### SHORT PROBLEM:
Give the data again exactly as written, skipping any pictures.

§

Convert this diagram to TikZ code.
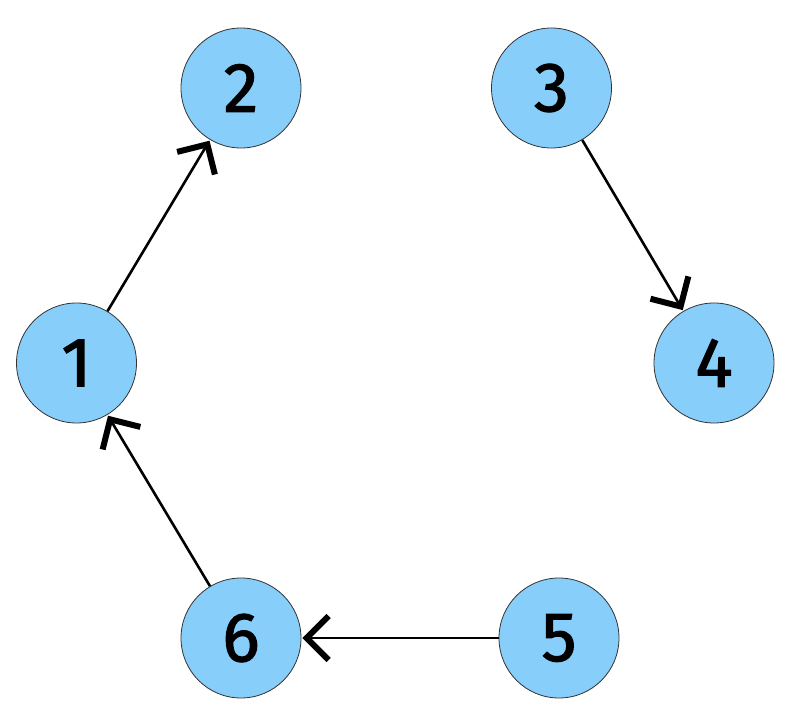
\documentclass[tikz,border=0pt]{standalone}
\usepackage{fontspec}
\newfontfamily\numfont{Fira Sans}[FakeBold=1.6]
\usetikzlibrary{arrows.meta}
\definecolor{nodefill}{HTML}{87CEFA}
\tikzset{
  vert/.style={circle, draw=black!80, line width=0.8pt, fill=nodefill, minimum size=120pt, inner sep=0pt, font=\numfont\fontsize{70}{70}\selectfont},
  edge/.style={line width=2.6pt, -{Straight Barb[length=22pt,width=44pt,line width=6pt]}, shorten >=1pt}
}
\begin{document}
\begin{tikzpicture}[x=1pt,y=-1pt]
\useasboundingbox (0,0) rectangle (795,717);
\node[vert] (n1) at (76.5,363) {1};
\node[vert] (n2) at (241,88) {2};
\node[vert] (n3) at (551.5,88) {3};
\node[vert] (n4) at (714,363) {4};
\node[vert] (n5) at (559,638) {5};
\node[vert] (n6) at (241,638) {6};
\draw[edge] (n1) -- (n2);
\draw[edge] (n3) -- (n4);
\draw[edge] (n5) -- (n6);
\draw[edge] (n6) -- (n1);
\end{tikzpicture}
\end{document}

§

### FINAL RESULT:
Convert this diagram to TikZ code.
\documentclass[tikz,border=0pt]{standalone}
\usepackage{fontspec}
\newfontfamily\numfont{Fira Sans}[FakeBold=1.6]
\usetikzlibrary{arrows.meta}
\definecolor{nodefill}{HTML}{87CEFA}
\tikzset{
  vert/.style={circle, draw=black!80, line width=0.8pt, fill=nodefill, minimum size=120pt, inner sep=0pt, font=\numfont\fontsize{70}{70}\selectfont},
  edge/.style={line width=2.6pt, -{Straight Barb[length=22pt,width=44pt,line width=6pt]}, shorten >=1pt}
}
\begin{document}
\begin{tikzpicture}[x=1pt,y=-1pt]
\useasboundingbox (0,0) rectangle (795,717);
\node[vert] (n1) at (76.5,363) {1};
\node[vert] (n2) at (241,88) {2};
\node[vert] (n3) at (551.5,88) {3};
\node[vert] (n4) at (714,363) {4};
\node[vert] (n5) at (559,638) {5};
\node[vert] (n6) at (241,638) {6};
\draw[edge] (n1) -- (n2);
\draw[edge] (n3) -- (n4);
\draw[edge] (n5) -- (n6);
\draw[edge] (n6) -- (n1);
\end{tikzpicture}
\end{document}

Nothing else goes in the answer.